====== EXTRACTED DATA ======

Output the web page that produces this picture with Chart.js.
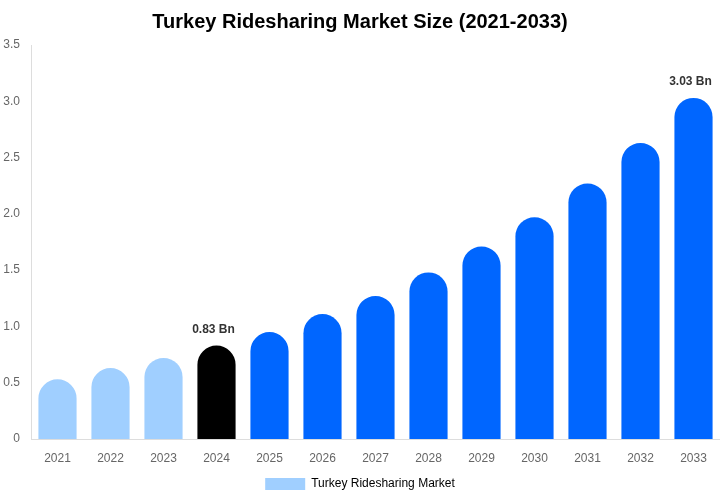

======
====== EXTRACTED DATA ======

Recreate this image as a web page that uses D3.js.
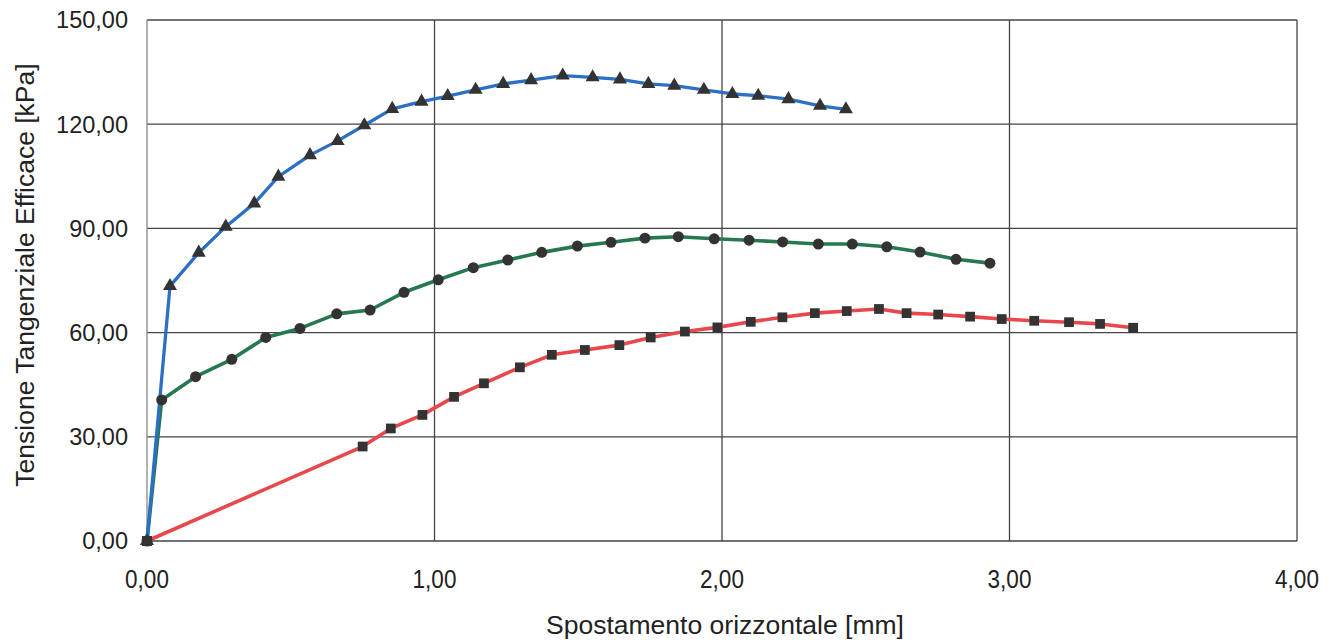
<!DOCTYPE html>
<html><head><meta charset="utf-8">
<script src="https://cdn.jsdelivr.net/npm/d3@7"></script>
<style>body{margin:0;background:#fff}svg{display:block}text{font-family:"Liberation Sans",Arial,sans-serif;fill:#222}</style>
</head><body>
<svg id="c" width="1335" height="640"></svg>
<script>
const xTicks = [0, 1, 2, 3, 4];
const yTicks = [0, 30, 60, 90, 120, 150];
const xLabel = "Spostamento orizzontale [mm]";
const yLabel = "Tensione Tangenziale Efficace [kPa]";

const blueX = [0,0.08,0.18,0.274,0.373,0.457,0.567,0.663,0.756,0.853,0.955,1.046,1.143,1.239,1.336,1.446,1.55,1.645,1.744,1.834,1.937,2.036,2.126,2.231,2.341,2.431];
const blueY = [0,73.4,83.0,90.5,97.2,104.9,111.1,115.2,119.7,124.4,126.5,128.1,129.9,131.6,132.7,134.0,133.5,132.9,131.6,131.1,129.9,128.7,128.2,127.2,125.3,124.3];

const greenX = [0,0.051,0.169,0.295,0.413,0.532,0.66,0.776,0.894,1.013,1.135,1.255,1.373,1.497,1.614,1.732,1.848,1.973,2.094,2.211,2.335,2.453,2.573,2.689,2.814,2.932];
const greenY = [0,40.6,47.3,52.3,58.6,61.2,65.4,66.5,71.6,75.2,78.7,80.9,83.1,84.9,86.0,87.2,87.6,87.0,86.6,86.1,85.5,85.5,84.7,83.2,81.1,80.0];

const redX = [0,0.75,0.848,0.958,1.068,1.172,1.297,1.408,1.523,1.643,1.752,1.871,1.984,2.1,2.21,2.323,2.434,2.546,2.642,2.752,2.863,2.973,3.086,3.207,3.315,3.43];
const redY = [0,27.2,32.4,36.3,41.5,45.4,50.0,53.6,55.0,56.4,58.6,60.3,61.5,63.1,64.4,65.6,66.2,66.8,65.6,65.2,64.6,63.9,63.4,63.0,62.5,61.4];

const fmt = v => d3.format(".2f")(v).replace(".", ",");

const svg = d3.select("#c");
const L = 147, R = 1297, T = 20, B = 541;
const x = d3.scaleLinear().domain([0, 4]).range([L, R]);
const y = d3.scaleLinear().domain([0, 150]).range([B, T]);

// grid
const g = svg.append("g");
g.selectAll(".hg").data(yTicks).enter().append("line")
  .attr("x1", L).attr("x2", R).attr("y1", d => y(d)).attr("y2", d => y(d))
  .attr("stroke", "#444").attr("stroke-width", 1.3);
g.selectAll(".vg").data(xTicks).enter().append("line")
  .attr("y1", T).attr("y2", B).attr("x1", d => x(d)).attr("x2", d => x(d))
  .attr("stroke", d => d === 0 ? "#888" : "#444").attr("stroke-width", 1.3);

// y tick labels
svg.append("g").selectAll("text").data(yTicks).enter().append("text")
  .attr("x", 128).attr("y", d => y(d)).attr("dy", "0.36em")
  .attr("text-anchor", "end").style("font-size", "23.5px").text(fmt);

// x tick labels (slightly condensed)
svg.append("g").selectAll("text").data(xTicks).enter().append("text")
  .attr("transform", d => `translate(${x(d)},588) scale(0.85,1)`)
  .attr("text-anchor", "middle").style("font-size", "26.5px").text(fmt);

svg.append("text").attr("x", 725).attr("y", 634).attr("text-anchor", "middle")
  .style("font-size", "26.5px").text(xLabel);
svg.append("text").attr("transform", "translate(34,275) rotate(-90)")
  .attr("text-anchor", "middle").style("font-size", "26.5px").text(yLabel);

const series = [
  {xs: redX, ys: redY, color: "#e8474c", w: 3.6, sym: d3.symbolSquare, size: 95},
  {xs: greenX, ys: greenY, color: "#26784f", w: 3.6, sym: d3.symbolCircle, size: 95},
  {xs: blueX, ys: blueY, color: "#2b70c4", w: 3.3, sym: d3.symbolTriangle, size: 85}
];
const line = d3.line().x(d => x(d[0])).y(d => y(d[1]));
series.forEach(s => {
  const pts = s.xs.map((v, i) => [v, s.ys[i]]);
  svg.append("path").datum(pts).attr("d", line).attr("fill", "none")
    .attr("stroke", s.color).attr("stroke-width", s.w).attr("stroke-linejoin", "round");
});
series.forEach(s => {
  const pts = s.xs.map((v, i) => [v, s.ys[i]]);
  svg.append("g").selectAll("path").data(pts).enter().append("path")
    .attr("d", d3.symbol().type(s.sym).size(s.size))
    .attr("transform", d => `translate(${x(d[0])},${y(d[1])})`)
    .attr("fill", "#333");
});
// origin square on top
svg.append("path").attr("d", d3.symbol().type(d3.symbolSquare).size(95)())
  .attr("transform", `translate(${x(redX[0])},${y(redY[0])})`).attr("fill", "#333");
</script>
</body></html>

======

▸ WRITTEN INSTRUCTION
Among these entries, how many lines include the string "this"? Reply with the number by itself.

▸ EXPECTED ANSWER
2